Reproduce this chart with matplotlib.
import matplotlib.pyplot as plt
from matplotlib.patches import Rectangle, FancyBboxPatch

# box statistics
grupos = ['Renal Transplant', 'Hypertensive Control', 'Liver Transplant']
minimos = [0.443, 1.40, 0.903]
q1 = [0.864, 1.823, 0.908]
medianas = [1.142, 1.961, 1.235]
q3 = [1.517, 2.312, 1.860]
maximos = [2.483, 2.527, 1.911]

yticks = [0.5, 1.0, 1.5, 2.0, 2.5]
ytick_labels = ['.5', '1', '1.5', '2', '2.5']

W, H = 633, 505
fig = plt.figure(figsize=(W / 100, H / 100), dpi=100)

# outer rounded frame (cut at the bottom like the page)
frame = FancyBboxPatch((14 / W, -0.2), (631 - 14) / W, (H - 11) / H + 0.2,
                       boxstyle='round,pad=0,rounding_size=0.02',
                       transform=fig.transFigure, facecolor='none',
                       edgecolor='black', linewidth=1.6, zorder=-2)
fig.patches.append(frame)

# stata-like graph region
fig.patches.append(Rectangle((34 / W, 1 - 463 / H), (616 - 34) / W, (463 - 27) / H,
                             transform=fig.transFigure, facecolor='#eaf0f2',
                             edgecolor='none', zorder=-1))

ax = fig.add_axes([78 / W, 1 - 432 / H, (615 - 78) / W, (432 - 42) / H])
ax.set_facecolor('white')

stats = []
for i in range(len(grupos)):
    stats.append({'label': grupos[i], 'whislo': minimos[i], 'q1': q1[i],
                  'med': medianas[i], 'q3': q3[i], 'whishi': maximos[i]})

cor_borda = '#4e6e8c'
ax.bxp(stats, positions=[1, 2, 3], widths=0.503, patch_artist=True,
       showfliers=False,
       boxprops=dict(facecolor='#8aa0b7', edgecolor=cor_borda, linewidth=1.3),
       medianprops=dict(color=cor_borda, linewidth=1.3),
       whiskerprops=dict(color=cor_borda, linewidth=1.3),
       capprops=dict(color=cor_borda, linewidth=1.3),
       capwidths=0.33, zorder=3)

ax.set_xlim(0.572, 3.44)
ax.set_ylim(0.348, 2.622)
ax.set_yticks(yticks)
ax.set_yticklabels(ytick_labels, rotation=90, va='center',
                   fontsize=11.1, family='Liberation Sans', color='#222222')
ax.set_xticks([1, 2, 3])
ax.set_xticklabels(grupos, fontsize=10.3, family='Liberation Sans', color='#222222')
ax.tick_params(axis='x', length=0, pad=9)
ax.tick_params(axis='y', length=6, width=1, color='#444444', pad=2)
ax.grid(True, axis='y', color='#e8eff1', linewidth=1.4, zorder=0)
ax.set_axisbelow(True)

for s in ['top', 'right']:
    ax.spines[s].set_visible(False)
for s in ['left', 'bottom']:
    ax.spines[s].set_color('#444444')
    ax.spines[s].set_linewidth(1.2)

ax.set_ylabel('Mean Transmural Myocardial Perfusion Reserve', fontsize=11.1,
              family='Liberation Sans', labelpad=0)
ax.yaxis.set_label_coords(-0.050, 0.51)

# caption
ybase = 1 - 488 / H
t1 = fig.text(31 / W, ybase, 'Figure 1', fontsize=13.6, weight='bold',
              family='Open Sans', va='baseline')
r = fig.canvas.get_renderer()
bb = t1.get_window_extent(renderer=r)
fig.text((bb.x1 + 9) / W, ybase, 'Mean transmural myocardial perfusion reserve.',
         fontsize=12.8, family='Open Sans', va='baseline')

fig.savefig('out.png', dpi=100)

☆ ☆ ☆ ☆

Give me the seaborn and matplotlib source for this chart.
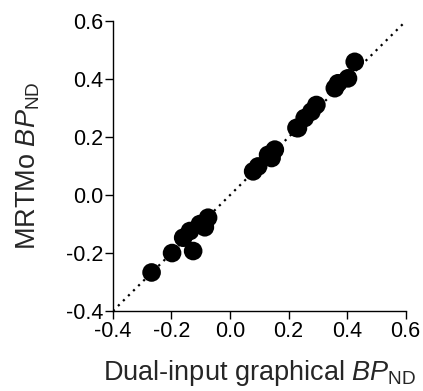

☆ ☆ ☆ ☆

Given request
State how many lines of the listing include "this", and nothing more.

The response
2